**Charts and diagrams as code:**
+===+

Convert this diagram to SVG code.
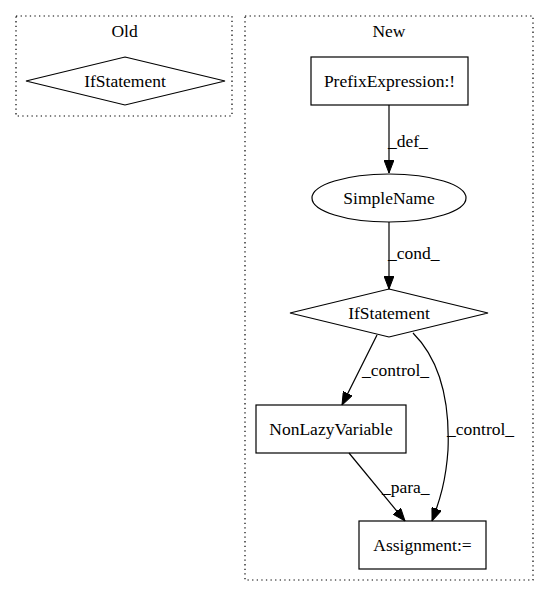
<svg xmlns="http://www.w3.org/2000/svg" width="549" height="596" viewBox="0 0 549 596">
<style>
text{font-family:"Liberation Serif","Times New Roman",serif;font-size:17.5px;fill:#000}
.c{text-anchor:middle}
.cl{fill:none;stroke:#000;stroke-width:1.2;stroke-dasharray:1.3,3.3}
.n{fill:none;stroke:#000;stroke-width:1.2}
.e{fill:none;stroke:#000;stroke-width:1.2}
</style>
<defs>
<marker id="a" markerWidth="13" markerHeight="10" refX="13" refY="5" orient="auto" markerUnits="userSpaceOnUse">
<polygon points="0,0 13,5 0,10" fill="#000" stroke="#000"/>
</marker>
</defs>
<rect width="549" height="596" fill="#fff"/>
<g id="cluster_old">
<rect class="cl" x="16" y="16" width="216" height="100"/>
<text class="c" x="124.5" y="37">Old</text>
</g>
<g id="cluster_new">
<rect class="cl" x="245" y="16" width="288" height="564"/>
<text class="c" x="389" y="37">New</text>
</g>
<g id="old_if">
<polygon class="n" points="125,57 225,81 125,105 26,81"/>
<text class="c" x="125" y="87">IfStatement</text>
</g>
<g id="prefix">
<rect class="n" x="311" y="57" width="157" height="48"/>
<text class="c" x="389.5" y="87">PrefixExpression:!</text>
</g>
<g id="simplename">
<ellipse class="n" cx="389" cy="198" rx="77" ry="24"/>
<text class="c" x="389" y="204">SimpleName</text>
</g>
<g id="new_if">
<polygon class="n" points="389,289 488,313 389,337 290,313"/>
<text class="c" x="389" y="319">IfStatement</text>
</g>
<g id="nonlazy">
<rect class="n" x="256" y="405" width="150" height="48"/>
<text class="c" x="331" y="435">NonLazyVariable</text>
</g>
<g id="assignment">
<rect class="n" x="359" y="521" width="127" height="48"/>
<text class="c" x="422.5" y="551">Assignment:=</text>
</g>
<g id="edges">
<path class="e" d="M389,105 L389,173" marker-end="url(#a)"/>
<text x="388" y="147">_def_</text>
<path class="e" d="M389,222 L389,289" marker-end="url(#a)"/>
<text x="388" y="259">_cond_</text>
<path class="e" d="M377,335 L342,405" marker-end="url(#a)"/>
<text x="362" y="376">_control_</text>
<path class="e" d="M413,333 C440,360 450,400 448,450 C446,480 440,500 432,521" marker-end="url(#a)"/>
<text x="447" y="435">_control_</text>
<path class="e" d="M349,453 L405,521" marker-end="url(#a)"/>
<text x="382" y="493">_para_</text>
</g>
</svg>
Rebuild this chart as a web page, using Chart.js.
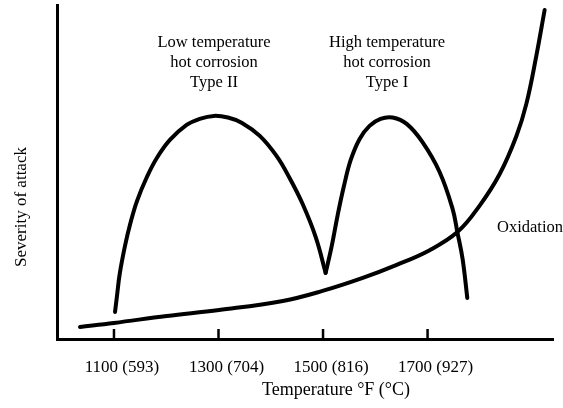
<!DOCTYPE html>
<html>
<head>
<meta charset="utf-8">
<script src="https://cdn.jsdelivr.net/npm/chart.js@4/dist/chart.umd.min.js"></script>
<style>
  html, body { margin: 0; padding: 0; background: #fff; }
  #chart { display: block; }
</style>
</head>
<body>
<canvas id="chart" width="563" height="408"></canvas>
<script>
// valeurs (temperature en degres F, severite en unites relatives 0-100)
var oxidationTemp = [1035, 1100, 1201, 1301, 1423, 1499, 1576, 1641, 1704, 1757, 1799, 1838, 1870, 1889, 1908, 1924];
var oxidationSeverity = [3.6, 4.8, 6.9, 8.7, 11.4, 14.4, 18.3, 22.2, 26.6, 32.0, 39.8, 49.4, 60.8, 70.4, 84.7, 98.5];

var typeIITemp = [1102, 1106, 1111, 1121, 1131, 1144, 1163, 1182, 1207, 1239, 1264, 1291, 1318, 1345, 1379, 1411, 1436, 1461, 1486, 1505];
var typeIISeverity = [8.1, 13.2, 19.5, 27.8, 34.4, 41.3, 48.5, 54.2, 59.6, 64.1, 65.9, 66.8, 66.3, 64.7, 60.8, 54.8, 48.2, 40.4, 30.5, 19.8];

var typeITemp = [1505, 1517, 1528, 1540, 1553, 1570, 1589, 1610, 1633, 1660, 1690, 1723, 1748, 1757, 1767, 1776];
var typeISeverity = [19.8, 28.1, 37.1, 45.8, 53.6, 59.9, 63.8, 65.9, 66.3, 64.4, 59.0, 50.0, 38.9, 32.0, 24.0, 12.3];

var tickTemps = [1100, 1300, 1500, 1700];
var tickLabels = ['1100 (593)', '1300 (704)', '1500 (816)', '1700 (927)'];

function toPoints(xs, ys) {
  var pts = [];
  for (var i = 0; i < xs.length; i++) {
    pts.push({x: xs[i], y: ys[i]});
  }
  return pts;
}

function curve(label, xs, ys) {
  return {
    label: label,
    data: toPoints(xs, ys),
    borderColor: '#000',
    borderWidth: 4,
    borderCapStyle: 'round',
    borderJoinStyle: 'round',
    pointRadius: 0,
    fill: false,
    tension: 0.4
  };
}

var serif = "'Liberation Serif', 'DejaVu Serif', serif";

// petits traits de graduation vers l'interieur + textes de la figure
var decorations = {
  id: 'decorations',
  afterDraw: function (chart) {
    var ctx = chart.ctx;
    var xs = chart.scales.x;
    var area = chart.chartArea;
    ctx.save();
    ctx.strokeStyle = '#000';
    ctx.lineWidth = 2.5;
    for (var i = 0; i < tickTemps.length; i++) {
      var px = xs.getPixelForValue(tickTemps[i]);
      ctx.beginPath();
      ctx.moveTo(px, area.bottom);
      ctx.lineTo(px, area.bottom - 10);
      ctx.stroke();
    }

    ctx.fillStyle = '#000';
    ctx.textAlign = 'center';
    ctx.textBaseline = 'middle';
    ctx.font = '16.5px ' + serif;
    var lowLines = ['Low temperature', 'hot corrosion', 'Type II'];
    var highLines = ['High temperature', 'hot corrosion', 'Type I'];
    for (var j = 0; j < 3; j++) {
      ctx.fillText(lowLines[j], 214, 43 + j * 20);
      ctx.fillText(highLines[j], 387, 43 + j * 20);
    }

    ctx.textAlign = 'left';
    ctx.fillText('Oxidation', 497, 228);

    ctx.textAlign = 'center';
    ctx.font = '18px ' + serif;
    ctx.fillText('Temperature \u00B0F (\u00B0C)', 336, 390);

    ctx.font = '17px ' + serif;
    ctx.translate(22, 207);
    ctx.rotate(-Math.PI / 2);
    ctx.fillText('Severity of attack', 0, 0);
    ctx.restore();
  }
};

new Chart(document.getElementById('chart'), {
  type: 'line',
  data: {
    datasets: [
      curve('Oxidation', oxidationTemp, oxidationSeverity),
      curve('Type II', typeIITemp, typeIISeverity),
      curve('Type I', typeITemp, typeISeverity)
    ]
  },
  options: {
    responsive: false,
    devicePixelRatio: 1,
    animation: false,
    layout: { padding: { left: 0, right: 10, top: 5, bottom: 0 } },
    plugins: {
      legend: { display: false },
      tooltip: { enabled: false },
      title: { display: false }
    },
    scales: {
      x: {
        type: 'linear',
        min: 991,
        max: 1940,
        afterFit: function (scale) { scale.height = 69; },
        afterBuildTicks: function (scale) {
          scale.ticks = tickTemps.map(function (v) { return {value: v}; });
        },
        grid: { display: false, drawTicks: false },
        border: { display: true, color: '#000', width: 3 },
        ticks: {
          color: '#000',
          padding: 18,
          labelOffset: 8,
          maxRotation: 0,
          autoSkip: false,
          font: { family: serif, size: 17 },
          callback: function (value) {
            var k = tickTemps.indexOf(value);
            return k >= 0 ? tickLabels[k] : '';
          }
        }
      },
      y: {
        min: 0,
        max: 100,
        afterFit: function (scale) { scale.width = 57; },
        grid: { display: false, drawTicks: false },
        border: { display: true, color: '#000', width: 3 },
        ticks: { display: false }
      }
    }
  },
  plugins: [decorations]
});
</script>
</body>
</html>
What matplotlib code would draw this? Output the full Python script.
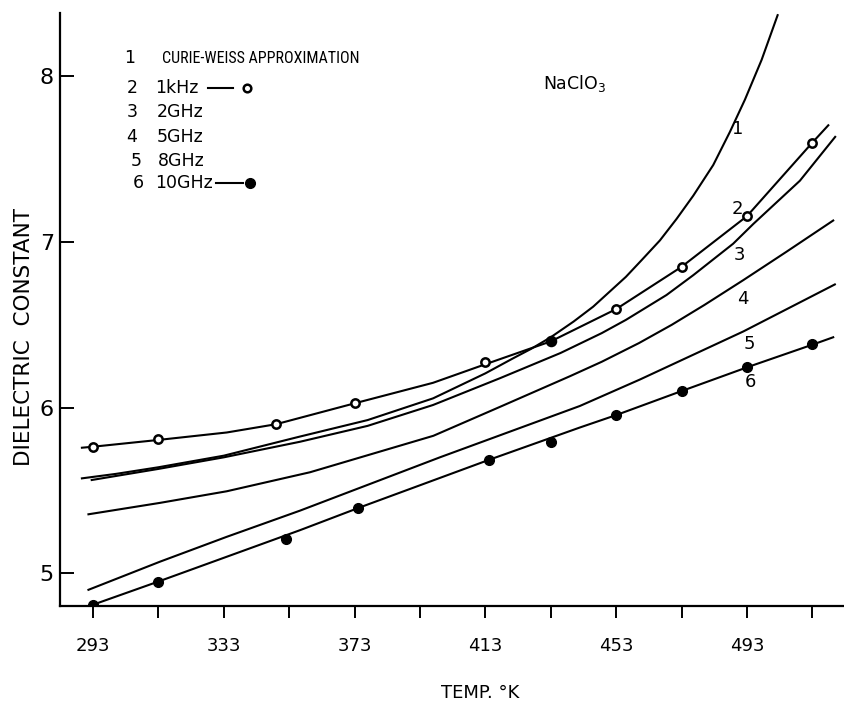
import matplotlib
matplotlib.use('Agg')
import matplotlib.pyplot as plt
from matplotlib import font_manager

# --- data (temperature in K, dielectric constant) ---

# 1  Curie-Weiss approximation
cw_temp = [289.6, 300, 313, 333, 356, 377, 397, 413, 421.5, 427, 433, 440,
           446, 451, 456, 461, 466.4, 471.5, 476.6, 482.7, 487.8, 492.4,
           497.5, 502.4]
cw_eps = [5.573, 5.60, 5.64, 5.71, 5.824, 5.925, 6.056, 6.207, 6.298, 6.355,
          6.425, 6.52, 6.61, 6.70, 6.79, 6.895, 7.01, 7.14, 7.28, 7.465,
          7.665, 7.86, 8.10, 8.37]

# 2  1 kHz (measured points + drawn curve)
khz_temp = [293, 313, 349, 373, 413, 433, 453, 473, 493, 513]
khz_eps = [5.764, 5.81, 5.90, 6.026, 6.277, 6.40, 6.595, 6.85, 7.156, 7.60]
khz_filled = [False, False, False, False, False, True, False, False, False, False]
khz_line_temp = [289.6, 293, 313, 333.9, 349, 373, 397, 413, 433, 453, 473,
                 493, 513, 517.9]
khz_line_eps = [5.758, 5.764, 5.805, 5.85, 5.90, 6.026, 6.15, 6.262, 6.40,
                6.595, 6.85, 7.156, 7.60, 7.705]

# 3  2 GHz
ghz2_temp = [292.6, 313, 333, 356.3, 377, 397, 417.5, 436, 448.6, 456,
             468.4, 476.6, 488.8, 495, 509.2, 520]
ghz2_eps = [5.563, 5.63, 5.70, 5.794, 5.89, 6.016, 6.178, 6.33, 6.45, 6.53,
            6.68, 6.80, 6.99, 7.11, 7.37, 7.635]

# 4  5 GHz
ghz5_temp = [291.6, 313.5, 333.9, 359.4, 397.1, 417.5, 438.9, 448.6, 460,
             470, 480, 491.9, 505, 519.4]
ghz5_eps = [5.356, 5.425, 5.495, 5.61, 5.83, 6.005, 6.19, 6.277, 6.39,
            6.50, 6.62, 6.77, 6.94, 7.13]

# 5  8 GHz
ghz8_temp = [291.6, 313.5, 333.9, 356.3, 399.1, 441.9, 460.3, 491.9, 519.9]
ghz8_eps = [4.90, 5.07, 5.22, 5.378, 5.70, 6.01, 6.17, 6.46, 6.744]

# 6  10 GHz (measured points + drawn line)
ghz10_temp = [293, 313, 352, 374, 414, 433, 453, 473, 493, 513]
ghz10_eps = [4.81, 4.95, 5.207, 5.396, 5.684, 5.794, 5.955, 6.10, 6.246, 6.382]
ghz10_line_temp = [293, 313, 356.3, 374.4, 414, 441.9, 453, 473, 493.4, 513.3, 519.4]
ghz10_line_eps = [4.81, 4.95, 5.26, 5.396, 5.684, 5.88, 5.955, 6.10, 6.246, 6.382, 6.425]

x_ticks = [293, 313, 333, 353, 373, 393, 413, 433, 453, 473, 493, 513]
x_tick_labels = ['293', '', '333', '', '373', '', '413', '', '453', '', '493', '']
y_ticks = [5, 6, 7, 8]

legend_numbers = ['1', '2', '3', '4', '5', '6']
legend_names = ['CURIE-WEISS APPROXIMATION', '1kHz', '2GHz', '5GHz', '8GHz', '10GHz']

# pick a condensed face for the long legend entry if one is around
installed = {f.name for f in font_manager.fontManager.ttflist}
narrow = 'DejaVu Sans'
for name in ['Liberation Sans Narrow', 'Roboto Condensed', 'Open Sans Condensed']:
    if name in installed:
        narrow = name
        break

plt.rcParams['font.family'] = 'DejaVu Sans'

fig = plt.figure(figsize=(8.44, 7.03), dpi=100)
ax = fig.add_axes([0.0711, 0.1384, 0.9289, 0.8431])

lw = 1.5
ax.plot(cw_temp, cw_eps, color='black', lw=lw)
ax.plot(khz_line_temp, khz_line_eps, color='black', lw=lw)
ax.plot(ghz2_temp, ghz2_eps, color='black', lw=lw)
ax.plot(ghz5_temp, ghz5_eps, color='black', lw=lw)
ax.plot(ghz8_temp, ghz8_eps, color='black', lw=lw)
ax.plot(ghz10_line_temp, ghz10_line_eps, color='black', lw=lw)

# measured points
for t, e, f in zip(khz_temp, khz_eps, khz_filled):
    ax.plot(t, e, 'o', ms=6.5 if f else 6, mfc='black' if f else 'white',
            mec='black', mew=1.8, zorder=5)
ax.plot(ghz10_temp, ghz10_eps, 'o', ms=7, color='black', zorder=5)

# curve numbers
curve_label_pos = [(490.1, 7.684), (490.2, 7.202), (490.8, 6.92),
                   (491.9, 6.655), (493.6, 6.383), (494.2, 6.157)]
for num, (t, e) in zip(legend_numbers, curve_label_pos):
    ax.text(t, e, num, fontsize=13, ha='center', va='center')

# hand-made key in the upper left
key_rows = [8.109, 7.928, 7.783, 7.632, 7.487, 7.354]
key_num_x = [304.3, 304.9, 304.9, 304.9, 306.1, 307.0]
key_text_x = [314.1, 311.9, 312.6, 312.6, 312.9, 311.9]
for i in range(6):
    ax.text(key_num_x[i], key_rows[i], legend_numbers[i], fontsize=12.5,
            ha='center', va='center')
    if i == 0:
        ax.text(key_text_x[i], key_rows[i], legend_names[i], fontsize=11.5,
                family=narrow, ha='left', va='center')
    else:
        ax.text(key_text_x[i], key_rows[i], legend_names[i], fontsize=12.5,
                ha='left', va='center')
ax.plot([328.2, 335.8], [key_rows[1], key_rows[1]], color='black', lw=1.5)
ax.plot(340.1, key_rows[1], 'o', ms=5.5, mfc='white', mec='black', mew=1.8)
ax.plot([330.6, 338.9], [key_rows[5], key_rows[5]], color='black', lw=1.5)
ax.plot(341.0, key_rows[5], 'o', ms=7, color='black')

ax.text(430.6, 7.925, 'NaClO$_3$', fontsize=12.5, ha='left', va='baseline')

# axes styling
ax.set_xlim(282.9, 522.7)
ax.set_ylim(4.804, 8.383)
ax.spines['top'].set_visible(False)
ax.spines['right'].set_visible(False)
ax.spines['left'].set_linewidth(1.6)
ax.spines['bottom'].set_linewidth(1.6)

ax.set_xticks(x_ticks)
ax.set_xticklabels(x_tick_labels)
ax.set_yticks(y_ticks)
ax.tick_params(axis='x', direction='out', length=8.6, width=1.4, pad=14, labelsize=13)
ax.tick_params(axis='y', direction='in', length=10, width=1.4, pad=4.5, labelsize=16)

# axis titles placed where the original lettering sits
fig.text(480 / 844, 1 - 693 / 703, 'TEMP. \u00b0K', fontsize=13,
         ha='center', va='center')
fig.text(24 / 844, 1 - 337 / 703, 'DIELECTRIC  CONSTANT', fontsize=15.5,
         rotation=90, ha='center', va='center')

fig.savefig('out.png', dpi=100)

+===+

Quote the lines above exactly, starting with the one that has "What matplotlib code" and ending with the one that has "7.665, 7.86, 8.10, 8.37]"; drop the pictures and include nothing else.

What matplotlib code would draw this? Output the full Python script.
import matplotlib
matplotlib.use('Agg')
import matplotlib.pyplot as plt
from matplotlib import font_manager

# --- data (temperature in K, dielectric constant) ---

# 1  Curie-Weiss approximation
cw_temp = [289.6, 300, 313, 333, 356, 377, 397, 413, 421.5, 427, 433, 440,
           446, 451, 456, 461, 466.4, 471.5, 476.6, 482.7, 487.8, 492.4,
           497.5, 502.4]
cw_eps = [5.573, 5.60, 5.64, 5.71, 5.824, 5.925, 6.056, 6.207, 6.298, 6.355,
          6.425, 6.52, 6.61, 6.70, 6.79, 6.895, 7.01, 7.14, 7.28, 7.465,
          7.665, 7.86, 8.10, 8.37]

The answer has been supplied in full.